- To explain the concepts behind data analytics, in a fun and engaging way.
- To introduce basic data tools, and what they're useful for.
- To predict who you should put in your march madness bracket.
- Microsoft Excel
- Python 3.7
- Or, Google CoLab!
Why do we use google colab? Its free, It can be set up in about 4 clicks, its easy to go back and edit stuff, its easy to share, you don't have to download a runtime or editor, and more!
Download Python here. DO NOT download Python 2, I'll ask you to leave.
On the command line, (terminal on mac, windows powershell or command prompt on windows), use pip3 to install Pandas, MatPlotLib, Scikit. Like so:
pip3 install Pandas
pip3 install MatPlotLib
pip3 install SciKit
Open the IDLE editor to a new shell.
- Type "Google Colab" into your search bar.
- Click the first link, sign in, click "new python3 noteboook."
A lot easier than the above, right? Those packages are already installed.
What are we going to tackle today?
- First, make an Elo model for the NHL.
- Second, learn about statistical distributions, and how real model building works in terms of aggregating rankings. This is the nitty gritty. Lots of data collection. The better you do this, the better your results will be.
- Third, build our entire March madness model. This is tough! March madness has less data than the big leagues.
A quick intro to analytical tools:
Question, whats a good way to decide how good a team is? Wins? Record? Run Differential?
A model commonly used, created by a guy named Elo.
Statistical analysis in sports is typically regression analysis.
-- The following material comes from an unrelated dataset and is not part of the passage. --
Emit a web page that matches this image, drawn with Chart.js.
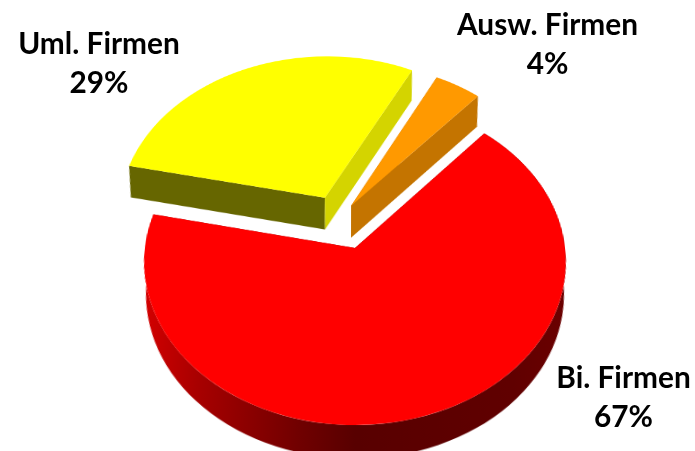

Why is this?
Regression is a way to directly predict an outcome based on an input.
Usually thats what we're trying to do, predict a win. Or a loss. Or some other outcome.
Lets try that really quickly. Any Baseball fans? What do you know about Wrigley Field? What's Chicago's nickname?
So lets correlate wind data with something. What should we correlate it with???
Here we go.
Your model is SERIOUSLY only as good as its data. Places to look for data: Kaggle, Reddit.com/r/datasets, statcrunch, BBref, Data.World, namara etc.
Where did I find the baseball dataset? Well, I googled it, discovered bbref gets their game data from a source called retrosheet, and they have all of the data listed in CSV files. So I downloaded one (https://www.retrosheet.org/gamelogs/index.html), it had no headers. found the headers: https://www.retrosheet.org/gamelogs/glfields.txt
Then I found some weather data
Here's what we'll do. Open the O'hare Data:
Expand the columns, Alt+H+O+I
Use GetData in a new worksheet to open the GameData from 2018. Name it bballData.
Mark two columns: Col 26: Homeruns Away Col 54: Homeruns Home
Maybe mark home team and away team too?
Delete columns you don't need, clean it up. Use your first formula! Yay! Sum up those homer columns.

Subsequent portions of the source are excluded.